Les contours de la solidarité se redessinent face à la montée des fractures sociales. Inégalités, précarité, exclusion sociale mettent à rude épreuve la cohésion sociale et révèlent la fragilité des cadres anciens. La protection sociale, pivot de l’État-providence, tente de s’adapter : des dispositifs comme le RSA ou le RMI cherchent à compenser la perte de reconnaissance et d’ancrage, mais peinent parfois à enrayer l’engrenage de l’exclusion.

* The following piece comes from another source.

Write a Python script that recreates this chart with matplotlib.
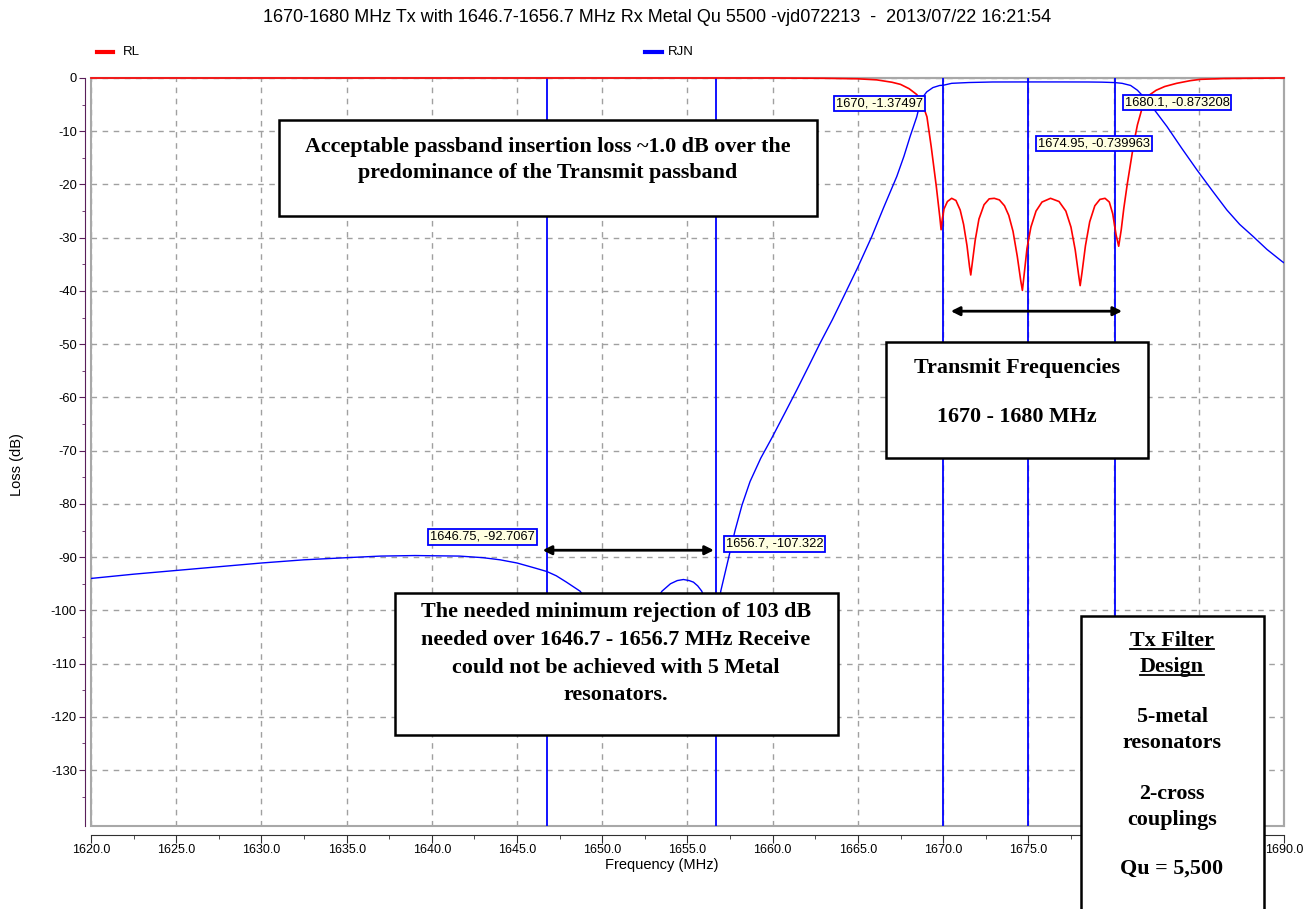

Sur ce terrain mouvant, la justice sociale se présente comme un cap collectif. Droits sociaux et citoyenneté recadrent l’intervention publique, mais la progression de l’individualisme et la fragmentation des parcours bouleversent les repères du lien social. Les réseaux sociaux et la sociabilité numérique débordent désormais largement la sphère privée : ils inventent de nouvelles façons d’appartenir et de partager.
La sociabilité numérique peut compenser l’amenuisement des solidarités de proximité, mais elle n’a rien d’un remède universel. Elle favorise autant l’émergence de communautés affinitaires que le risque d’isolement ou de polarisation. Face à ces bouleversements, les sciences sociales s’interrogent : les politiques de développement social sauront-elles retisser des liens entre protection, reconnaissance et égalité ?
Pour saisir d’un coup d’œil les points-clés de cette mutation :
- La solidarité demeure le socle du lien social et de la justice sociale.
- Les dispositifs collectifs, comme le RSA, matérialisent une réponse commune à la précarité.
- La recomposition des réseaux et des formes de sociabilité pousse à repenser l’équilibre entre proximité, redistribution et droits.
La solidarité, loin d’être un vestige du passé, s’expérimente chaque jour sur de nouveaux terrains. Si la société évolue, ses besoins d’appartenance et de protection ne disparaissent pas, ils changent simplement de visage. Reste à inventer, ensemble, les liens qui résisteront aux secousses du présent.